Reposting this story with some of the context that was cut in order to fit the story in the newspaper. Click here for for the abbreviated version. – S.M.

A last-minute amendment backed by the National Rifle Association threatens to derail a bipartisan bill to overhaul the state’s concealed-weapon permit law, in a move criticized as election-year sabotage.

The bill would create a central, confidential permitting system and allow Maine State Police to conduct criminal and mental health background checks. It was drafted during more than a year of meetings by interested groups, including law enforcement, the Sportsman’s Alliance of Maine and the NRA.

On Thursday, the bill received early approval in the House, with an 82-54 vote that fell mostly along party lines. A majority of Republicans voted against the bill and instead backed a late amendment, supported by the NRA, that would defeat the purpose of the bill by allowing gun owners to carry a concealed weapon without a permit, a practice gun rights advocates refer to as “constitutional carry.”

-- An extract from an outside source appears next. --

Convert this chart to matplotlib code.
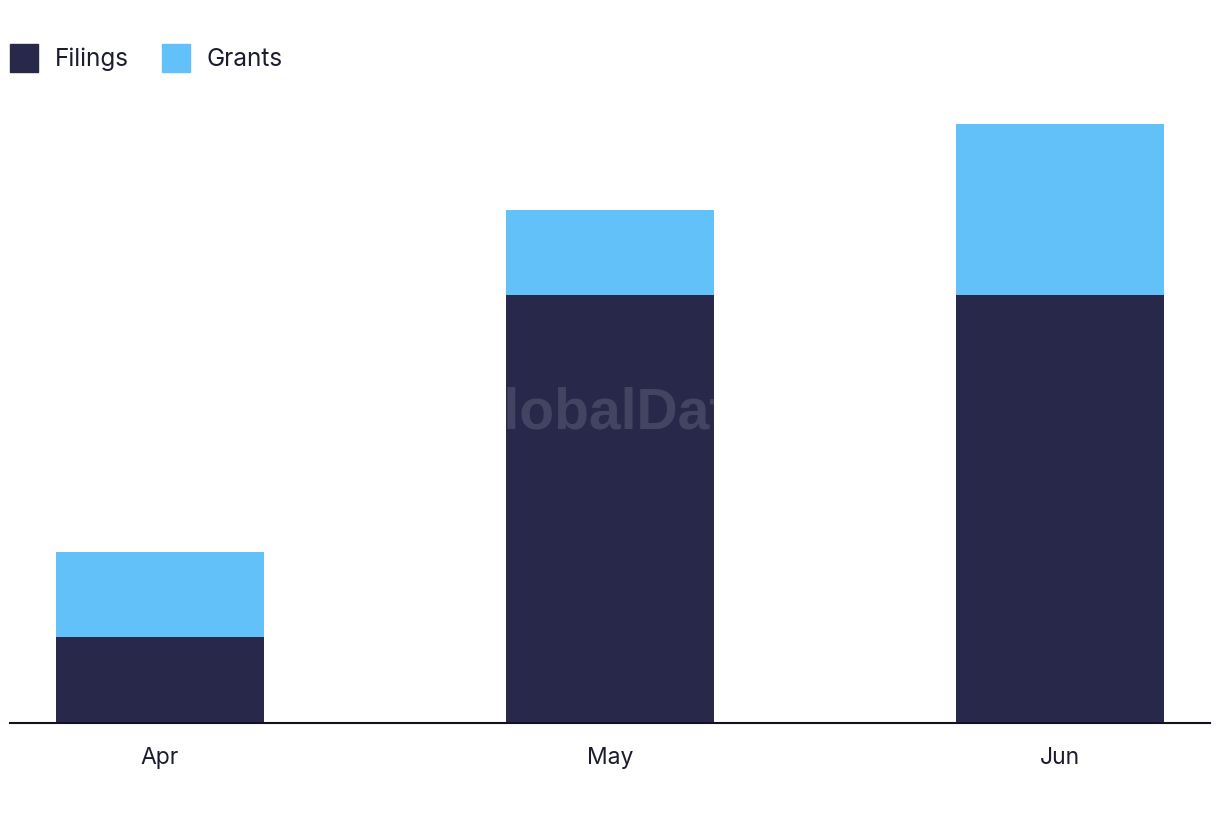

Democrats, who control the Legislature, objected to the late introduction of the amendment, which was at odds with the purpose of the bill and was not part of the lengthy negotiations in committee. A few Republicans who supported the bill in committee voted against it on the floor.

The erosion of Republican support makes it less likely that lawmakers could override a veto by Gov. Paul LePage, who has not taken a position on the bill.

Some lawmakers and other observers believed the amendment was introduced so votes against constitutional carry could be used by political groups such as the NRA in the upcoming legislative election to portray rural Democrats as opposing gun rights.

“It was a surprise tactic and it feels like a tactic,” said Rep. Mark Dion, D-Portland, co-chairman of the Criminal Justice and Public Safety Committee.

Rep. Ricky Long, R-Sherman, who offered the amendment while the bill was in committee, acknowledged the politics of the amendment after Thursday’s floor vote.

Asked why he thought the constitutional-carry amendment was rejected Thursday, Long said Democrats didn’t want Republicans to score a victory during an election year. When he was told that some Democratic lawmakers have previously supported constitutional carry, but could suffer electoral consequences for not backing it on Thursday, Long said, “I believe the NRA is working on that right now.”

Long’s reference was to the national group’s long history of running highly organized political campaigns against lawmakers it deems as opposing the Second Amendment, the constitutional right to bear arms.

John Hohenwarter, a lobbyist for the organization, did not immediately return a call seeking comment. However, the NRA’s legislative action arm had identified the bill, L.D. 222, as a priority, urging members to call Maine lawmakers to support the amendment. Dion said some of the NRA messages he received referred to him and other committee members as “gun grabbers.”

Long, a member of the committee, was the lone opponent in the panel’s 12-1 vote to approve the bill. Long offered another amendment that would have stripped several provisions from the bill, including one that prohibits towns without full-time police forces from issuing concealed-weapon permits. Currently, towns without a full-time police force allow select boards to issue such permits.

Long said the amendment was designed to preserve local control, a point repeated during the floor debate Thursday. 

However, the constitutional-carry provision reshaped the debate into one over gun rights.

The constitutional carry addition mirrors a proposal that nearly passed the House last year. Sixteen Democrats — most in rural districts — supported it, one Republican, Rep. Amy Volk, of Scarborough, opposed it. Rep. Aaron Libby, R-Waterboro, a passionate supporter of constitutional carry, sponsored last year’s proposal. Libby introduced the amendment that was defeated on the House floor on Thursday.

The floor fight and ensuing roll call votes could play into elections as Republicans attempt to regain control of the House and Senate after losing seats in 2012.

Dion said he suspected that was the intention of the late amendment.

“I felt like it was sabotage to advance an entirely different policy question, which had already been decided (last year),” he said.

Lawmakers in both political parties engage in gamesmanship during an election year, sometimes derailing compromise legislation to mobilize base supporters during an election year. The issue of gun rights is particularly acute in Maine, a state with a high rate of gun ownership, a low crime rate and a long history of resisting gun control legislation.

Last year, The Brady Campaign to End Gun Violence, the national leader in gun control advocacy, gave Maine an “F” for moving gun control legislation. The state has averaged a “C” grade in recent years.

The bill now moves to the Senate, where the constitutional-carry amendment could surface again.